For months, "Obamacare horror stories" were in high demand -- sought after by news organizations, lawmakers, and well-funded conservative groups desperate to run attack ads. That most of these anecdotes turned out to be wrong was an inconvenient detail for opponents of the Affordable Care Act.
But in practical terms, for every alleged "loser" under the ACA, there are 10 "winners" whose stories are effectively invisible.
That may be slowly changing. CNNMoney ran a compelling feature today, highlighting five Americans "thankful for Obamacare coverage." The first was Kathy Bentzoni of Slatington, Pennsylvania, who dropped her old plan in November because she could no longer afford it.

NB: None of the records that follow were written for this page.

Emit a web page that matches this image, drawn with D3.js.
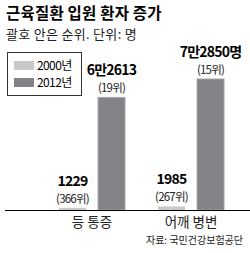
<!DOCTYPE html>
<html>
<head>
<meta charset="utf-8">
<script src="https://cdn.jsdelivr.net/npm/d3@7"></script>
<style>
  body { margin: 0; background: #fff; }
  text { font-family: "Noto Sans CJK KR", "Noto Sans", sans-serif; }
</style>
</head>
<body>
<div id="chart"></div>
<script>
const categories = ['등 통증', '어깨 병변'];
const years = ['2000년', '2012년'];
const values2000 = [1229, 1985];
const values2012 = [62613, 72850];
const labels2000 = ['1229', '1985'];
const labels2012 = ['6만2613', '7만2850명'];
const ranks2000 = ['(366위)', '(267위)'];
const ranks2012 = ['(19위)', '(15위)'];

const width = 250, height = 253;
const colors = { '2000년': '#c9c9c9', '2012년': '#838387' };

const svg = d3.select('#chart').append('svg')
    .attr('width', width)
    .attr('height', height);

// 제목
svg.append('text')
    .attr('x', 6).attr('y', 18.5)
    .attr('font-size', 15.5).attr('font-weight', 'bold')
    .attr('letter-spacing', 0.2)
    .text('근육질환 입원 환자 증가');

svg.append('text')
    .attr('x', 6).attr('y', 38.5)
    .attr('font-size', 13)
    .attr('letter-spacing', 0.3)
    .attr('fill', '#222')
    .text('괄호 안은 순위. 단위: 명');

const data = [];
categories.forEach((c, i) => {
    data.push({ cat: c, year: years[0], value: values2000[i], label: labels2000[i], rank: ranks2000[i] });
    data.push({ cat: c, year: years[1], value: values2012[i], label: labels2012[i], rank: ranks2012[i] });
});

const x = d3.scaleBand()
    .domain(categories)
    .range([42.5, 240.5])
    .paddingInner(1 / 3)
    .paddingOuter(1 / 6);

const xInner = d3.scaleBand()
    .domain(years)
    .range([0, x.bandwidth()])
    .paddingInner(0.31);

const y = d3.scaleLinear()
    .domain([0, d3.max(values2012)])
    .range([210, 79]);

const bars = svg.append('g');
bars.selectAll('rect')
    .data(data)
    .enter().append('rect')
    .attr('x', d => x(d.cat) + xInner(d.year))
    .attr('y', d => y(d.value))
    .attr('width', xInner.bandwidth())
    .attr('height', d => y(0) - y(d.value))
    .attr('fill', d => colors[d.year])
    .attr('stroke', d => d.year === years[1] ? '#a5a5a8' : 'none')
    .attr('stroke-width', 1);

// 값 라벨
const lab = svg.append('g').attr('text-anchor', 'middle');
lab.selectAll('.val')
    .data(data)
    .enter().append('text')
    .attr('class', 'val')
    .attr('x', d => x(d.cat) + xInner(d.year) + xInner.bandwidth() / 2)
    .attr('y', d => y(d.value) - 22)
    .attr('font-size', 14).attr('font-weight', 'bold')
    .attr('letter-spacing', -0.8)
    .text(d => d.label);

lab.selectAll('.rank')
    .data(data)
    .enter().append('text')
    .attr('class', 'rank')
    .attr('x', d => x(d.cat) + xInner(d.year) + xInner.bandwidth() / 2)
    .attr('y', d => y(d.value) - 5)
    .attr('font-size', 11.5)
    .attr('letter-spacing', -0.8)
    .attr('fill', '#222')
    .text(d => d.rank);

// 가로축
svg.append('g')
    .attr('transform', `translate(0,${y(0)})`)
    .call(d3.axisBottom(x).tickSize(0).tickPadding(7))
    .call(g => g.select('.domain').attr('d', 'M5,0.5H250').attr('stroke', '#000').attr('stroke-width', 1.2))
    .call(g => g.selectAll('.tick text')
        .attr('font-family', '"Noto Sans CJK KR", sans-serif')
        .attr('font-size', 13.5)
        .attr('fill', '#222'));

// 범례
const legend = svg.append('g');
legend.append('rect')
    .attr('x', 7.5).attr('y', 52.5)
    .attr('width', 74).attr('height', 43)
    .attr('fill', '#fff').attr('stroke', '#333');
years.forEach((yr, i) => {
    legend.append('rect')
        .attr('x', 14).attr('y', 61 + i * 17)
        .attr('width', 20).attr('height', 9)
        .attr('fill', colors[yr]);
    legend.append('text')
        .attr('x', 37).attr('y', 70 + i * 17)
        .attr('font-size', 12)
        .attr('letter-spacing', -0.6)
        .text(yr);
});

// 출처
svg.append('text')
    .attr('x', 243).attr('y', 244)
    .attr('text-anchor', 'end')
    .attr('font-size', 10)
    .attr('fill', '#222')
    .text('자료: 국민건강보험공단');
</script>
</body>
</html>
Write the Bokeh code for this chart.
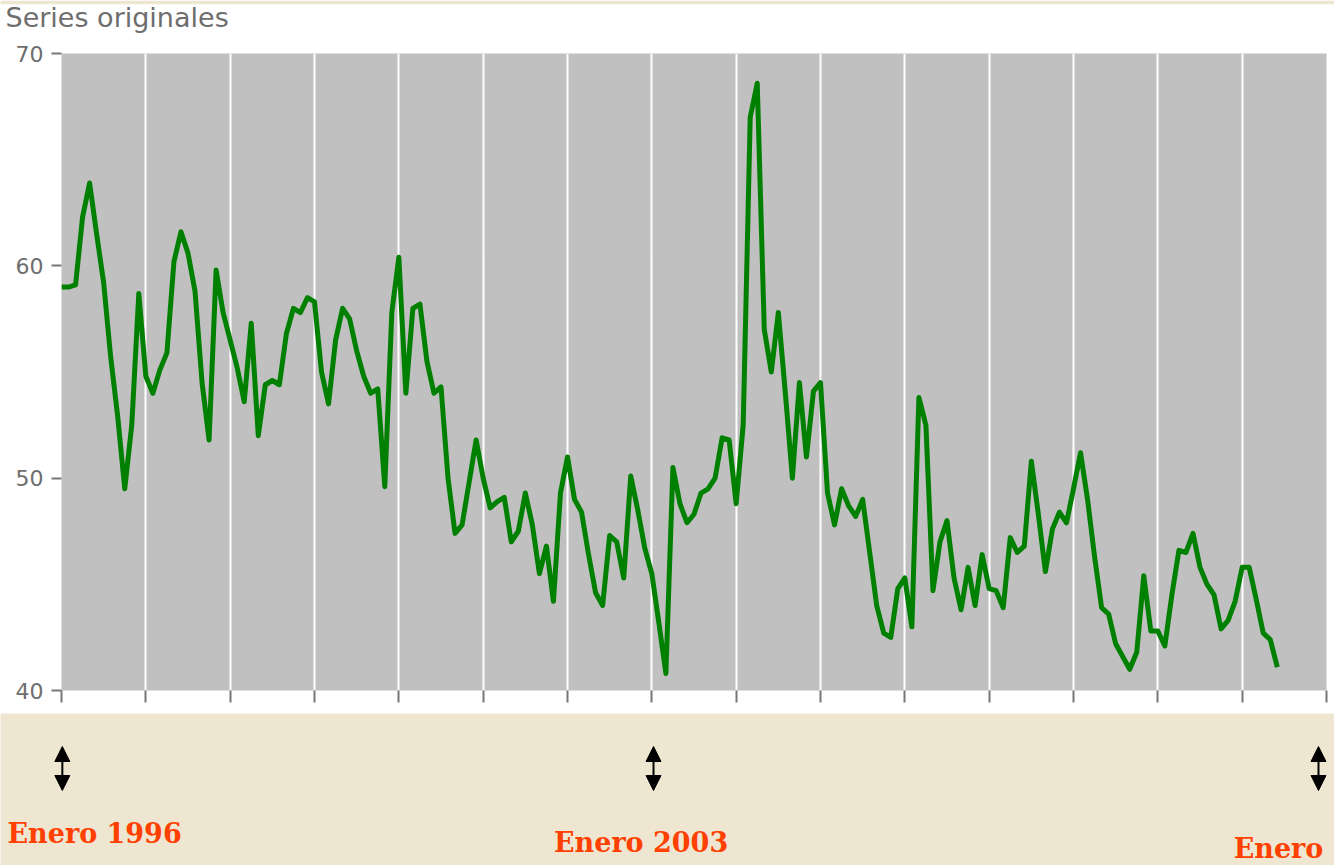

She then signed up through the ACA for a good plan -- that can't be taken away from her, unlike the old days -- that will cost her $55 a month.
And it's a good thing Bentzoni had that coverage when she needed it.
Now, as Kevin Drum noted, the right may argue that Bentzoni could have gone to the emergency room anyway, and we all would have shouldered the cost (conservatives are comfortable with socialized coverage, just so long as it's incredibly costly and inefficient). But the truth is, those without insurance often don't even go to the ER, fearing financial ruin, or they wait too long, with tragic consequences.
The piece featured four other success stories that just as encouraging, at least among those who want to see the American system succeed. But as a political matter, the piece raises two related questions.
First, why aren't these anti-horror stories blanketing the airwaves the way the misleading attack ads are? The answer, as we discussed the other day, is that there's no progressive financing in place to make it happen. As Paul Begala put it, "There simply is no liberal Koch operation."
Second, reading the anecdotes about those who see "Obamacare" as a lifesaver, I continue to wonder how long Republicans intend to stick to their repeal crusade. In fact, I'm eager to see just how many GOP candidates this year intend to run around telling voters like Kathy Bentzoni that their top goal is to take away her health care coverage, leaving her with nothing.
Indeed, as millions of Americans get insured thanks to the ACA, the salience of the Republican line crumbles to a point of no recovery.